Помню повесть про немудрых дев,
Как не стало в их лампадах масла.
Мутный день, потом закат, закат.
Ночь потом, - и тишина бормочет.
Холодом рассветным воздух сжат.
Тело сну противиться не хочет.
Только б не сковал мне волю сон...
Пахнет пол прохладной тишиною.
Еле видны рамы у окон,
Всё налито гулкой чернотою.
Дух, боренье в этот час усиль.
Тише. Стук. Кричит пред утром петел.
Маслом сыт в лампаде мой фитиль.
Гость вошел. За ним широкий ветер.
"Стихи" (1937)
Одно русское сказание особенно нравилось матери Марии. Оно касается хождения двух святых, Николая угодника и Кассиана римлянина, которые однажды вернулись на землю, чтобы посмотреть, как обстоят дела человеческие. Набрели они на мужика, телега которого глубоко увязла в грязи. Он попросил помочь ему.
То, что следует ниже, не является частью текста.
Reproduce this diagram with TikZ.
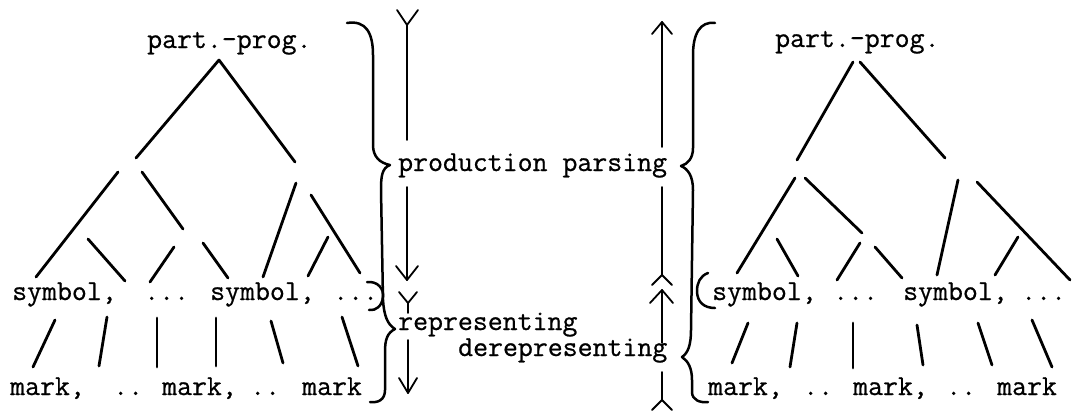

Касьян с сожалением отказался. Ведь ему скоро надо будет вернуться на небеса, и его одеяния должны сиять там незапятнанной белизной. В это время Никола молчал: он уже погрузился по колени в грязь и напрягал все силы, чтобы помочь мужику. Когда Бог узнал, почему у Касьяна одежда безупречно бела, а у Николы запачкана, Он сказал: "Тебя, Николае, народ дважды в год поминать будет, - а тебя, Кассиане, лишь раз в четыре года". Так, говорят, и получилось, что Кассианин день падает на 29 февраля.